Mutation accumulation in real branches: fitness assays for genomic deleterious mutation rate and effect in large-statured plants.

The genomic deleterious mutation rate and mean effect are central to the biology and evolution of all species. Large-statured plants, such as trees, are predicted to have high mutation rates due to mitotic mutation and the absence of a sheltered germ line, but their size and generation time has hindered genetic study. We develop and test approaches for estimating deleterious mutation rates and effects from viability comparisons within the canopy of large-statured plants. Our methods, inspired by E. J. Klekowski, are a modification of the classic Bateman-Mukai mutation-accumulation experiment. Within a canopy, cell lineages accumulate mitotic mutations independently. Gametes or zygotes produced at more distal points by these cell lineages contain more mitotic mutations than those at basal locations, and within-flower selfs contain more homozygous mutations than between-flower selfs.
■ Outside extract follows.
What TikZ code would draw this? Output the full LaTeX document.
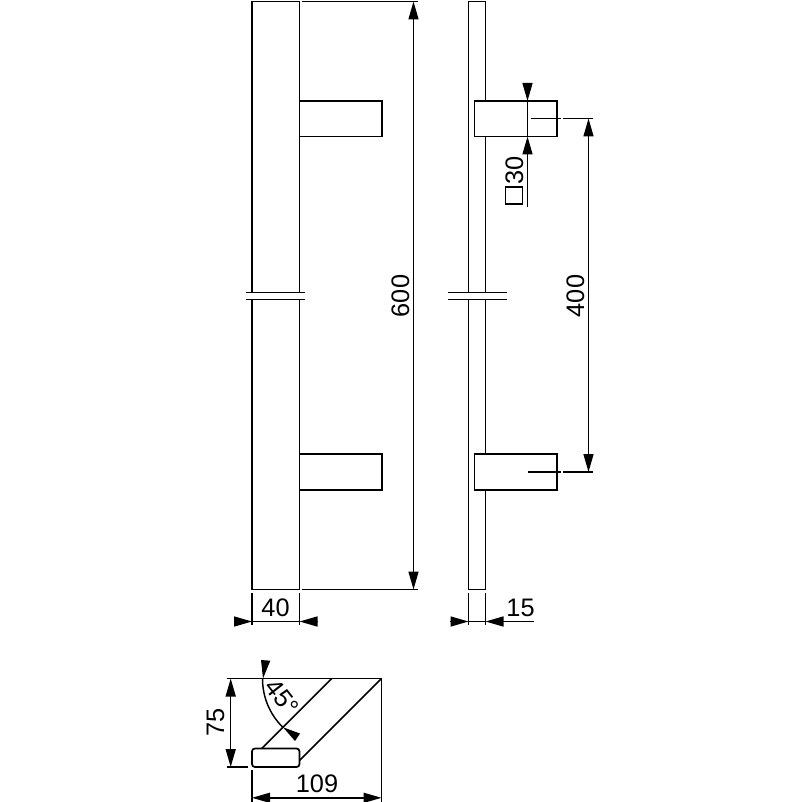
\documentclass[tikz,border=0pt]{standalone}
\usepackage{fontspec}
\setmainfont{Liberation Sans}
\usetikzlibrary{arrows.meta}
\tikzset{
  part/.style={line width=1.3pt,line cap=butt,line join=miter},
  dimline/.style={line width=1.1pt},
  both/.style={dimline,{Triangle[length=13.5pt,width=7.5pt]}-{Triangle[length=13.5pt,width=7.5pt]}},
  head/.style={dimline,-{Triangle[length=13.5pt,width=7.5pt]}},
  dimtext/.style={inner sep=0pt,font=\fontsize{19pt}{21pt}\selectfont},
  wedge/.style={fill=black,draw=none}
}
\begin{document}
\begin{tikzpicture}[x=0.75pt,y=-0.75pt]
\useasboundingbox (0,0) rectangle (802,802);
% front view
\draw[part] (252,292.5) -- (252,1.5) -- (299.5,1.5) -- (299.5,101);
\draw[part] (299.5,136.5) -- (299.5,292.5);
\draw[part] (252,299.5) -- (252,589.5) -- (299.5,589.5) -- (299.5,490);
\draw[part] (299.5,454) -- (299.5,299.5);
\draw[part] (299.5,101) rectangle (382,136.5);
\draw[part] (299.5,454) rectangle (382,490);
\draw[part] (246,292.5) -- (305,292.5) (246,299.5) -- (305,299.5);
% side view
\draw[part] (468.5,292.5) -- (468.5,1.5) -- (485.5,1.5) -- (485.5,101);
\draw[part] (485.5,136.5) -- (485.5,292.5);
\draw[part] (468.5,299.5) -- (468.5,589.5) -- (485.5,589.5) -- (485.5,490);
\draw[part] (485.5,454) -- (485.5,299.5);
\draw[part] (474.5,101) rectangle (557,136.5);
\draw[part] (474.5,454) rectangle (557,490);
\draw[part] (448,292.5) -- (507,292.5) (448,299.5) -- (507,299.5);
% 600
\draw[dimline] (302,1.5) -- (418,1.5) (302,589.5) -- (418,589.5);
\draw[both] (413.5,1.5) -- (413.5,589.5);
\node[dimtext,rotate=90] (t600) at (400.5,296) {600};
% 400
\draw[dimline] (530.5,118.5) -- (560.5,118.5) (563,118.5) -- (593,118.5);
\draw[dimline] (528,472) -- (560.5,472) (563,472) -- (593,472);
\draw[both] (588.5,118.5) -- (588.5,472);
\node[dimtext,rotate=90] (t400) at (575.5,296) {400};
% square 30
\draw[head] (527.5,83) -- (527.5,101);
\draw[dimline] (527.5,101) -- (527.5,136.5);
\draw[head] (527.5,207) -- (527.5,136.5);
\node[dimtext,rotate=90] (t30) at (514.5,170) {30};
\node[draw,line width=1.1pt,minimum size=13pt,inner sep=0pt] (sq30) at (514,195.5) {};
% 40
\draw[dimline] (252,593) -- (252,625) (299.5,593) -- (299.5,625);
\draw[dimline] (252,621.5) -- (299.5,621.5);
\draw[head] (234,621.5) -- (252,621.5);
\draw[head] (318,621.5) -- (299.5,621.5);
\node[dimtext] (t40) at (275.5,607.5) {40};
% 15
\draw[dimline] (468.5,593) -- (468.5,625) (485.5,593) -- (485.5,625);
\draw[dimline] (468.5,621.5) -- (485.5,621.5);
\draw[head] (450,621.5) -- (468.5,621.5);
\draw[head] (534,621.5) -- (485.5,621.5);
\node[dimtext] (t15) at (520.5,607.5) {15};
% section view
\draw[dimline] (226.5,678.5) -- (381.5,678.5) -- (381.5,802);
\draw[dimline] (331.7,678.5) -- (261.7,748.5);
\draw[dimline] (381.5,678.5) -- (299.5,760.5);
\draw[part,rounded corners=2.2pt] (252,748.5) rectangle (299.5,767);
% 75
\draw[dimline] (226.5,767) -- (248,767);
\draw[both] (230.7,678.5) -- (230.7,767);
\node[dimtext,rotate=90] (t75) at (215.5,722) {75};
% 109
\draw[dimline] (252,770) -- (252,802);
\draw[both] (252,797.8) -- (381.5,797.8);
\node[dimtext] (t109) at (317,784) {109};
% 45 degrees
\draw[dimline] (262.5,678.5) .. controls (262.5,696.9) and (269.6,714.1) .. (282.6,727.1);
\fill[wedge] (261,660) -- (270.3,660.7) -- (263,678.5) -- cycle;
\fill[wedge] (283,727.3) -- (300,733.5) -- (295,741) -- cycle;
\node[dimtext,rotate=-52] (t45) at (282,697) {45°};
\end{tikzpicture}
\end{document}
The resulting viability differences allow demonstration of lethal mutation with experiments similar in size to assays of genetic load and allow estimates of the rate and effect of new mutations with moderate precision and bias similar to that of classic mutation-accumulation experiments in small-statured organisms. These methods open up new possibilities with the potential to provide valuable new insights into the evolutionary genetics of plants.